Governor Sanders issued an executive order in February to fix the foster care system in Arkansas. Now, the state will begin to implement these recommendations.

LITTLE ROCK, Ark. — After months of collaboration, there are now new recommendations to help fix the foster care system in Arkansas.

This is all a part of the Governor's executive order that was issued in February. She called for a working group to come up with solutions for some of our most vulnerable.

Christie Erwin is the executive director of Project Zero, an organization that works with foster kids to help them find families of their own. 

Erwin explained that there are more than 4,000 kids in foster care, and 289 of those are waiting to be adopted.

In February, Governor Sanders made an executive order to create a working group to come up with recommendations to clean up the foster care system.
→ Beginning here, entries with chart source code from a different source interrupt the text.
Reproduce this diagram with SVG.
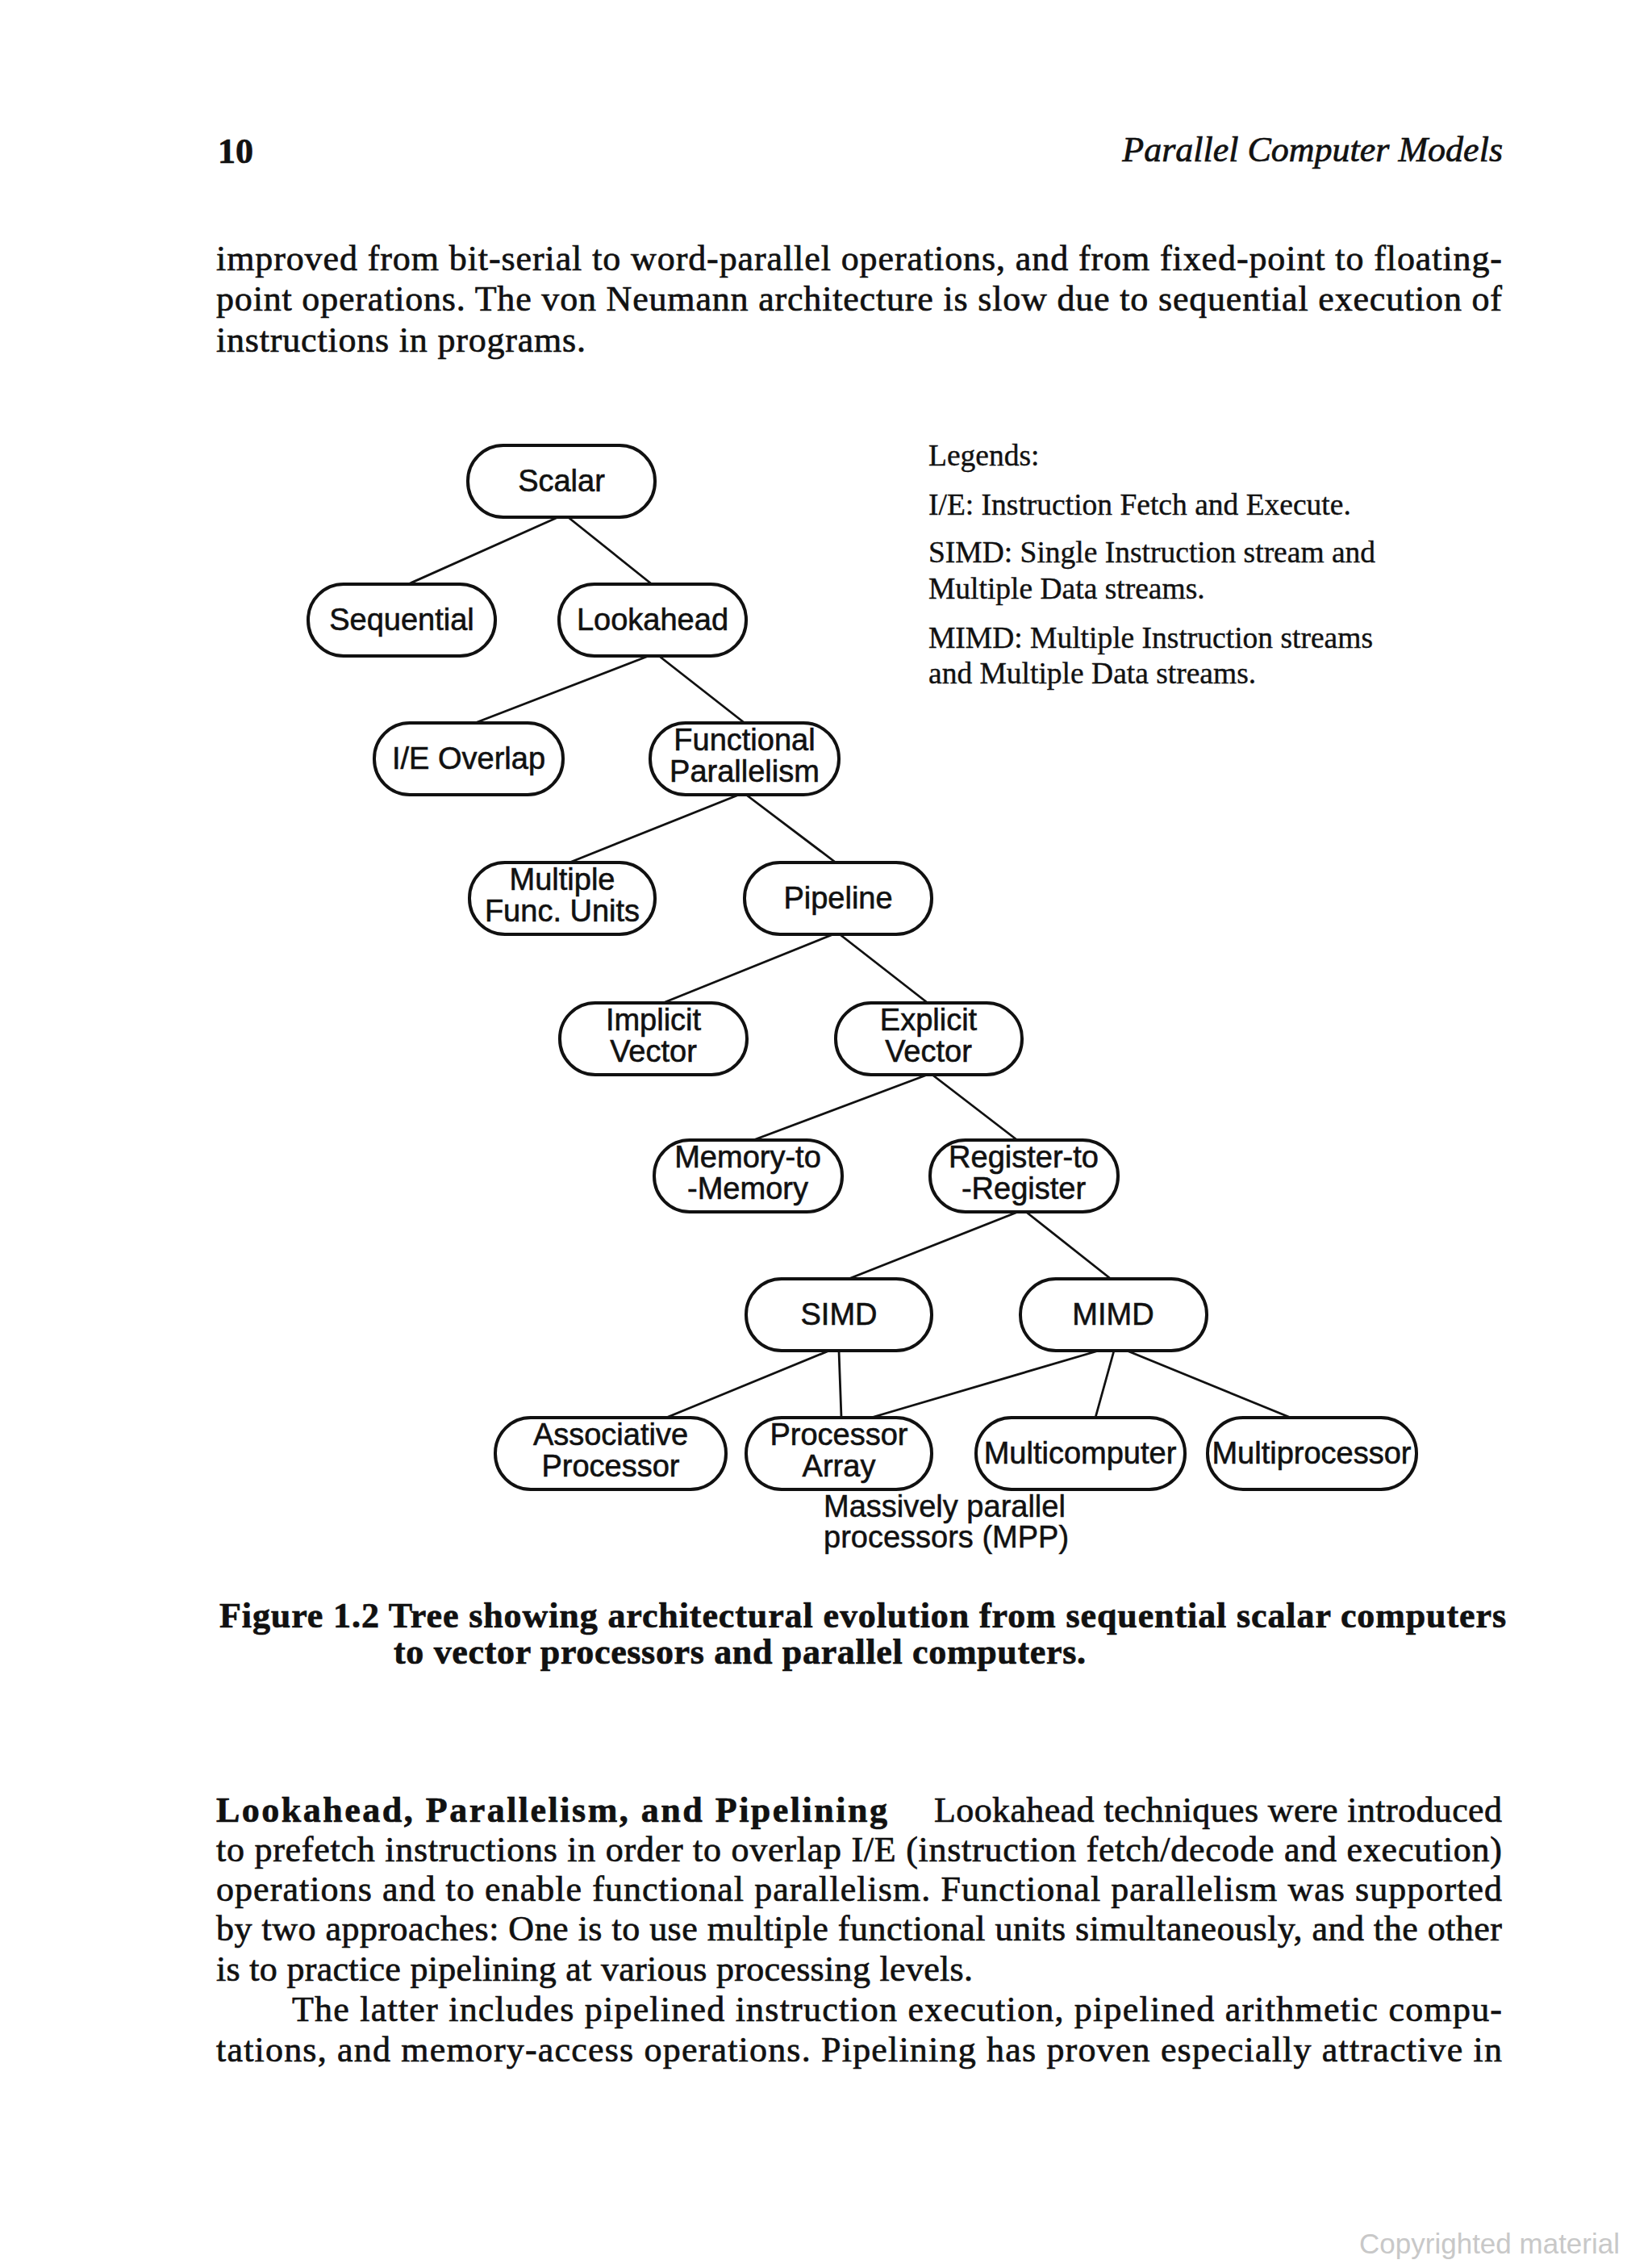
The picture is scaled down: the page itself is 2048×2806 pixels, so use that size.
<svg xmlns="http://www.w3.org/2000/svg" width="2048" height="2806" viewBox="0 0 2048 2806">
<style>
.node rect{fill:#fff;stroke:#111;stroke-width:4}
.nt{font-family:"Liberation Sans",Arial,sans-serif;font-size:38px;fill:#111;stroke:#111;stroke-width:0.6;text-anchor:middle}
.conn line{stroke:#111;stroke-width:2.8;stroke-linecap:round}
.body{font-family:"Liberation Serif","Times New Roman",serif;font-size:44px;fill:#111;stroke:#111;stroke-width:0.7}
.bold{font-weight:bold}
.leg{font-family:"Liberation Serif","Times New Roman",serif;font-size:37.5px;fill:#111;stroke:#111;stroke-width:0.4}
.mpp{font-family:"Liberation Sans",Arial,sans-serif;font-size:38px;fill:#111;stroke:#111;stroke-width:0.5}
</style>
<rect x="0" y="0" width="2048" height="2806" fill="#fff"/>

<!-- page header -->
<text class="body bold" x="270" y="202" font-size="42">10</text>
<text class="body" x="1863" y="200" font-style="italic" text-anchor="end" font-size="46">Parallel Computer Models</text>

<!-- paragraph 1 -->
<text class="body" x="268" y="335" textLength="1594">improved from bit-serial to word-parallel operations, and from fixed-point to floating-</text>
<text class="body" x="268" y="385" textLength="1594">point operations. The von Neumann architecture is slow due to sequential execution of</text>
<text class="body" x="268" y="436" textLength="458">instructions in programs.</text>

<!-- connectors -->
<g id="connectors" class="conn">
<line x1="694" y1="640" x2="506" y2="724"/>
<line x1="703" y1="640" x2="808" y2="724"/>
<line x1="804" y1="813" x2="589" y2="896"/>
<line x1="817" y1="813" x2="923" y2="896"/>
<line x1="916" y1="985" x2="706" y2="1069"/>
<line x1="925" y1="985" x2="1036" y2="1069"/>
<line x1="1033" y1="1158" x2="822" y2="1243"/>
<line x1="1041" y1="1158" x2="1150" y2="1243"/>
<line x1="1147" y1="1333" x2="934" y2="1413"/>
<line x1="1157" y1="1333" x2="1261" y2="1413"/>
<line x1="1262" y1="1502" x2="1052" y2="1585"/>
<line x1="1272" y1="1502" x2="1377" y2="1585"/>
<line x1="1028" y1="1674" x2="826" y2="1757"/>
<line x1="1040" y1="1674" x2="1043" y2="1757"/>
<line x1="1362" y1="1674" x2="1080" y2="1757"/>
<line x1="1381" y1="1674" x2="1358" y2="1757"/>
<line x1="1397" y1="1674" x2="1600" y2="1757"/>
</g>

<!-- nodes -->
<g id="scalar" class="node"><rect x="580" y="552" width="232" height="89" rx="44" ry="44"/><text class="nt" x="696" y="609">Scalar</text></g>
<g id="sequential" class="node"><rect x="382" y="724" width="232" height="89" rx="44" ry="44"/><text class="nt" x="498" y="781">Sequential</text></g>
<g id="lookahead" class="node"><rect x="693" y="724" width="232" height="89" rx="44" ry="44"/><text class="nt" x="809" y="781">Lookahead</text></g>
<g id="ie-overlap" class="node"><rect x="464" y="896" width="234" height="89" rx="44" ry="44"/><text class="nt" x="581" y="953">I/E Overlap</text></g>
<g id="functional" class="node"><rect x="806" y="896" width="234" height="89" rx="44" ry="44"/><text class="nt" x="923" y="930">Functional</text><text class="nt" x="923" y="969">Parallelism</text></g>
<g id="multiple" class="node"><rect x="582" y="1069" width="230" height="89" rx="44" ry="44"/><text class="nt" x="697" y="1103">Multiple</text><text class="nt" x="697" y="1142">Func. Units</text></g>
<g id="pipeline" class="node"><rect x="923" y="1069" width="232" height="89" rx="44" ry="44"/><text class="nt" x="1039" y="1126">Pipeline</text></g>
<g id="implicit" class="node"><rect x="694" y="1243" width="232" height="89" rx="44" ry="44"/><text class="nt" x="810" y="1277">Implicit</text><text class="nt" x="810" y="1316">Vector</text></g>
<g id="explicit" class="node"><rect x="1036" y="1243" width="231" height="89" rx="44" ry="44"/><text class="nt" x="1151" y="1277">Explicit</text><text class="nt" x="1151" y="1316">Vector</text></g>
<g id="memory" class="node"><rect x="811" y="1413" width="233" height="89" rx="44" ry="44"/><text class="nt" x="927" y="1447">Memory-to</text><text class="nt" x="927" y="1486">-Memory</text></g>
<g id="register" class="node"><rect x="1153" y="1413" width="233" height="89" rx="44" ry="44"/><text class="nt" x="1269" y="1447">Register-to</text><text class="nt" x="1269" y="1486">-Register</text></g>
<g id="simd" class="node"><rect x="925" y="1585" width="230" height="89" rx="44" ry="44"/><text class="nt" x="1040" y="1642">SIMD</text></g>
<g id="mimd" class="node"><rect x="1265" y="1585" width="231" height="89" rx="44" ry="44"/><text class="nt" x="1380" y="1642">MIMD</text></g>
<g id="associative" class="node"><rect x="614" y="1757" width="286" height="89" rx="44" ry="44"/><text class="nt" x="757" y="1791">Associative</text><text class="nt" x="757" y="1830">Processor</text></g>
<g id="processor-array" class="node"><rect x="925" y="1757" width="230" height="89" rx="44" ry="44"/><text class="nt" x="1040" y="1791">Processor</text><text class="nt" x="1040" y="1830">Array</text></g>
<g id="multicomputer" class="node"><rect x="1210" y="1757" width="259" height="89" rx="44" ry="44"/><text class="nt" x="1339" y="1814">Multicomputer</text></g>
<g id="multiprocessor" class="node"><rect x="1497" y="1757" width="259" height="89" rx="44" ry="44"/><text class="nt" x="1626" y="1814">Multiprocessor</text></g>

<text class="mpp" x="1021" y="1880">Massively parallel</text>
<text class="mpp" x="1021" y="1918">processors (MPP)</text>

<!-- legend -->
<g id="legend">
<text class="leg" x="1151" y="577">Legends:</text>
<text class="leg" x="1151" y="638">I/E: Instruction Fetch and Execute.</text>
<text class="leg" x="1151" y="697">SIMD: Single Instruction stream and</text>
<text class="leg" x="1151" y="742">Multiple Data streams.</text>
<text class="leg" x="1151" y="803">MIMD: Multiple Instruction streams</text>
<text class="leg" x="1151" y="847">and Multiple Data streams.</text>
</g>

<!-- caption -->
<text class="body bold" x="272" y="2017" font-size="36" textLength="1595">Figure 1.2 Tree showing architectural evolution from sequential scalar computers</text>
<text class="body bold" x="488" y="2062" font-size="36" textLength="858">to vector processors and parallel computers.</text>

<!-- paragraph 2 -->
<text class="body bold" x="268" y="2258" textLength="832">Lookahead, Parallelism, and Pipelining</text>
<text class="body" x="1158" y="2258" textLength="704">Lookahead techniques were introduced</text>
<text class="body" x="268" y="2307" textLength="1594">to prefetch instructions in order to overlap I/E (instruction fetch/decode and execution)</text>
<text class="body" x="268" y="2356" textLength="1594">operations and to enable functional parallelism. Functional parallelism was supported</text>
<text class="body" x="268" y="2405" textLength="1594">by two approaches: One is to use multiple functional units simultaneously, and the other</text>
<text class="body" x="268" y="2455" textLength="938">is to practice pipelining at various processing levels.</text>
<text class="body" x="362" y="2505" textLength="1500">The latter includes pipelined instruction execution, pipelined arithmetic compu-</text>
<text class="body" x="268" y="2555" textLength="1594">tations, and memory-access operations. Pipelining has proven especially attractive in</text>

<text x="2008" y="2793" font-family="'Liberation Sans',Arial,sans-serif" font-size="35" fill="#c8c8c8" text-anchor="end">Copyrighted material</text>
</svg>
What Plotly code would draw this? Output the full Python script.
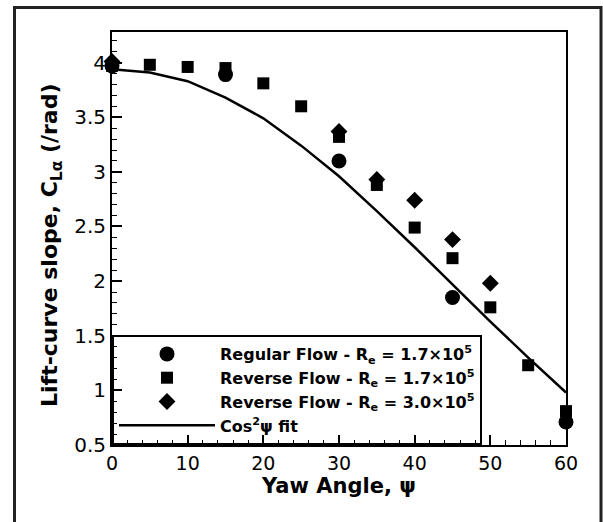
import plotly.graph_objects as go

# ---- data ----
regular_x = [0, 15, 30, 45, 60]
regular_y = [3.97, 3.89, 3.10, 1.85, 0.71]

rev17_x = [0, 5, 10, 15, 20, 25, 30, 35, 40, 45, 50, 55, 60]
rev17_y = [3.97, 3.98, 3.96, 3.95, 3.81, 3.60, 3.32, 2.88, 2.49, 2.21, 1.76, 1.23, 0.81]

rev30_x = [0, 30, 35, 40, 45, 50]
rev30_y = [4.01, 3.37, 2.93, 2.74, 2.38, 1.98]

fit_x = [0, 5, 10, 15, 20, 25, 30, 35, 40, 45, 50, 55, 60]
fit_y = [3.94, 3.91, 3.83, 3.68, 3.49, 3.24, 2.96, 2.64, 2.31, 1.97, 1.63, 1.30, 0.98]

x_ticks = [0, 10, 20, 30, 40, 50, 60]
y_ticks = [0.5, 1, 1.5, 2, 2.5, 3, 3.5, 4]
y_ticktext = ["0.5", "1", "1.5", "2", "2.5", "3", "3.5", "4"]

FONT = "DejaVu Sans, Liberation Sans, Arial, sans-serif"

W, H = 603, 522
L, R, T, B = 112, 37, 32, 77
pw, ph = W - L - R, H - T - B


def px2paper_x(px):
    return (px - L) / pw


def px2paper_y(py):
    return (H - B - py) / ph


fig = go.Figure()

fig.add_trace(go.Scatter(
    x=regular_x, y=regular_y, mode="markers", cliponaxis=False,
    name="Regular Flow - R<sub>e</sub> = 1.7×10<sup>5</sup>",
    marker=dict(symbol="circle", size=15, color="black"),
))
fig.add_trace(go.Scatter(
    x=rev17_x, y=rev17_y, mode="markers", cliponaxis=False,
    name="Reverse Flow - R<sub>e</sub> = 1.7×10<sup>5</sup>",
    marker=dict(symbol="square", size=12, color="black"),
))
fig.add_trace(go.Scatter(
    x=rev30_x, y=rev30_y, mode="markers", cliponaxis=False,
    name="Reverse Flow - R<sub>e</sub> = 3.0×10<sup>5</sup>",
    marker=dict(symbol="diamond", size=13, color="black"),
))
fig.add_trace(go.Scatter(
    x=fit_x, y=fit_y, mode="lines",
    name="Cos<sup>2</sup>ψ fit",
    line=dict(color="black", width=2.5),
))

# outer frame (bottom edge lies outside the picture)
fig.add_shape(type="rect", xref="paper", yref="paper",
              x0=px2paper_x(14.5), x1=px2paper_x(601),
              y0=px2paper_y(540), y1=px2paper_y(7.5),
              line=dict(color="#222222", width=3), layer="below")

# y-axis title (placed as in the reference, slightly below centre)
fig.add_annotation(
    text="<b>Lift-curve slope, C<sub>Lα</sub> (/rad)</b>",
    xref="paper", yref="paper", x=px2paper_x(51), y=px2paper_y(246),
    xanchor="center", yanchor="middle", textangle=-90, showarrow=False,
    font=dict(family=FONT, size=22, color="black"),
)

fig.update_layout(
    width=W, height=H,
    margin=dict(l=L, r=R, t=T, b=B),
    paper_bgcolor="white", plot_bgcolor="white",
    font=dict(family=FONT, color="black", size=18),
    showlegend=True,
    legend=dict(
        x=0, y=0, xanchor="left", yanchor="bottom",
        bgcolor="rgba(0,0,0,0)", bordercolor="black", borderwidth=2,
        font=dict(family=FONT, size=16, color="black", weight="bold"),
        itemwidth=96, tracegroupgap=0,
    ),
    xaxis=dict(
        range=[0, 60], tickvals=x_ticks, ticks="inside", ticklen=10, tickwidth=2,
        tickcolor="black", showline=True, linecolor="black", linewidth=2, mirror=True,
        showgrid=False, zeroline=False,
        minor=dict(dtick=2, ticks="inside", ticklen=5, tickwidth=1, tickcolor="black", showgrid=False),
        tickfont=dict(family=FONT, size=19),
        title=dict(text="<b>Yaw Angle, ψ</b>", font=dict(family=FONT, size=21), standoff=6),
    ),
    yaxis=dict(
        range=[0.5, 4.28], tickvals=y_ticks, ticktext=y_ticktext,
        ticks="inside", ticklen=10, tickwidth=2,
        tickcolor="black", showline=True, linecolor="black", linewidth=2, mirror=True,
        showgrid=False, zeroline=False,
        minor=dict(dtick=0.1, tick0=0.5, ticks="inside", ticklen=5, tickwidth=1, tickcolor="black", showgrid=False),
        tickfont=dict(family=FONT, size=20),
    ),
)

fig.write_html("out.html")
She also created Every Child Arkansas to help families who want to foster get more information and resources.

More than 100 people made up the subcommittees that created the 11 recommendations.

Those recommendations are listed below:

Recommendation 1: Create a community resource model that provides virtual and in-person prevention support that uses a relationship-based approach to connect families and professionals to services and supports.

Recommendation 2: Reduce family barriers to accessing existing public assistance programs.

Recommendation 3: Continue development and expansion of models that have a strong evidence base for primary prevention and reducing poor outcomes, such as maltreatment.

Recommendation 4: Make crisis response services and associated support services more accessible for families or youth in crisis.

Recommendation 5: Create a cross-agency coordination team to support key stakeholder groups in the development and implementation of high-quality trauma-informed care training for staff. 

Examples of stakeholders include, but are not limited to, child welfare, law enforcement, public safety, court system, and education.

Recommendation 6: Strengthen the DCFS workforce.

Recommendation 7: Expand team-based approaches to collaboratively support families through court proceedings and associated case plans.

Recommendation 8: Implement ongoing, community-specific training for all parties involved in the child welfare system including DCFS staff, CASA, attorneys, judges, CACD, MDT, law enforcement, and other agencies responding to neglect and abuse that addresses the difference between safety and risk and the implications of each.

Recommendation 9: Continue to expand the use of private license agency foster homes and partner with Every Child Arkansas to implement a targeted marketing campaign for recruiting foster parents.

Recommendation 10: Create and communicate a clear plan regarding access to information about the case for foster parents and strengthen overall support to foster homes to improve retention.

Recommendation 11: Redesign the training model and requirements for foster parents and DCFS staff.

"That's really what it's about is really making that cross-collaboration happen and then filling in what are we missing. Where are we missing to get to these children to serve them and serve their family unit if possible," said Department of Human Services Director Tiffany Wright.

Now, DHS will look to implement the recommendations through state and non-profit work around Arkansas.